Enable Power Saving Mode for workouts
If you are tracking long workouts on your Apple Watch, you may experience a dip in battery life. You can enable Power Saving Mode to disable the heart rate sensor during running and walking workouts, which enhances battery life at the cost of the accuracy of your calorie burn count. The GPS continues to work with Power Saving Mode enabled, so it’s a fair trade-off for enhanced battery life.
Open the Watch app on your iPhone and going to Workout and enable Power Saving Mode. Apple also recommends using a Bluetooth chest strap to log the heart rate for longer workouts, which is a good option for athletes.
Keep Bluetooth enabled on your iPhone
This may sound counterintuitive, but you should not disable Bluetooth on your iPhone if you value your Apple Watch’s battery life. If Bluetooth is enabled on your iPhone, the communication between the iPhone and the Apple Watch is much more power efficient.
Be mindful of how often you wake your Apple Watch’s display
If your Apple Watch’s display wakes too often when you don’t need it to, you can disable the Wake Screen on Wrist Raise option. Some people lead an extremely active lifestyle, which may inadvertently wake the Apple Watch a lot more than usual. If you are one of these people, open the Watch app on your iPhone and go to General > Wake Screen. Here, you can disable Wake on Wrist Raise.
While you’re at it, go to the On Tap section and be sure to select Wake for 15 Seconds to reduce how long the display is on after you wake it.
Disable Background App Refresh
Background App Refresh allows apps to update even when they haven’t been opened. This feature makes it easy for the Activity app on the Apple Watch to seamlessly send fitness data to your iPhone. Similarly, Background App Refresh means other apps won’t spend an age refreshing data when you open them.
That said, this feature also negatively impacts battery life. Some apps may be pinging your phone too often, or there may be a buggy interaction leading to decreased battery life. That’s why we recommend reviewing which apps need to refresh in the background, and disabling the feature for all other apps. You can do this by going to the Watch app on your iPhone and navigating to General > Background App Refresh. Disable the feature for all apps that don’t need it.
Use Sleep Mode to good effect
Most people don’t need to have the Apple Watch active while they’re asleep. This is where the Sleep Mode can be used to good effect. Once you set up a sleep schedule, Sleep Mode will automatically be enabled and disabled at the time you specify. Once it’s enabled, all notifications are snoozed, screen brightness is reduced to a minimum, and the device just shows the time and when the alarm will go off. It goes without saying that this improves battery life as well.

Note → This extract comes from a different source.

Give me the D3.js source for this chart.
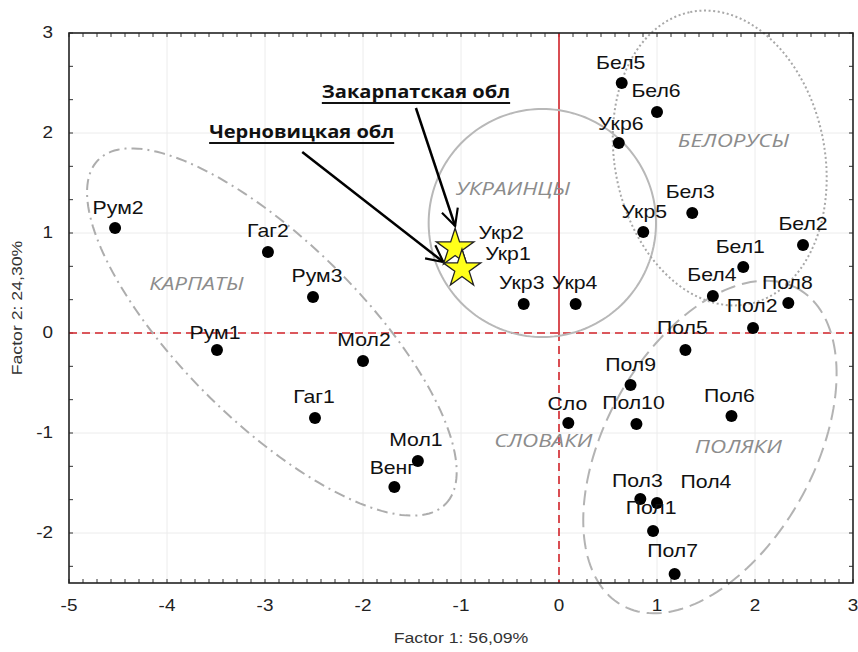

You can set this up by going to the Watch app on your iPhone and navigating to Sleep > Open Sleep Options in Health. This will open the Sleep page in the Health app on your iPhone, where you can enable Sleep Schedule and configure it to your liking.
Turn off Always On Display
Higher-end models of the Apple Watch (such as Series 6) ship with a neat feature called Always On Display. This lets you quickly check the time without first waking your watch’s display. Unfortunately, this feature is a well-known battery hog, and if you want to bump up your Apple Watch’s battery life, you might want to consider letting it go.
On your iPhone’s Watch app, go to Display & Brightness > Always On and disable it. This preference is available under Settings > Display & Brightness > Always On on your Apple Watch.
On the same settings page, you can move the brightness slider down to lower screen brightness to keep the feature while improving battery life.
Say goodbye to Siri
Siri is pretty useful on Apple Watch because it speeds up things that require multiple taps on the tiny display, such as setting timers or reminders. If you’ve not been using Siri much, you can tell it to stop listening for the wake phrase, which will sacrifice the feature but extend your battery life.
To do this, go to the Watch app on your iPhone or Settings on the Apple Watch and navigate to Siri. Disable everything here, including Listen for “Hey Siri,” Raise to Speak, and Press Digital Crown.
Tackle notification overload
Do you really need Apple Watch notifications from every single app on your iPhone? For most people, the answer is an emphatic no. If you agree, disable all unnecessary alerts. It’ll improve battery life and perhaps even bring you a shred of inner peace.
Open the Watch app on your iPhone and go to Notifications. Manually tap each of Apple’s apps, such as Activity, Messages etc, and decide which alerts you need. Then, scroll down to the Mirror iPhone Alerts From section and disable alerts for all other apps that spam you with notifications.
Turn off the Walkie-Talkie
The Walkie-Talkie feature is pretty cool — if you use it regularly. If you don’t find this feature useful, you can turn it off to the benefit of better battery life.
On your Apple Watch, open the Control Centre by swiping upwards from the bottom of the display and disable Walkie-Talkie, which has a radio icon. If it’s yellow, it’s enabled and if it’s grey, it’s disabled. For good measure you can also disable Walkie-Talkie notifications. Open the Watch app on your iPhone and go to Walkie-Talkie and select Notifications Off.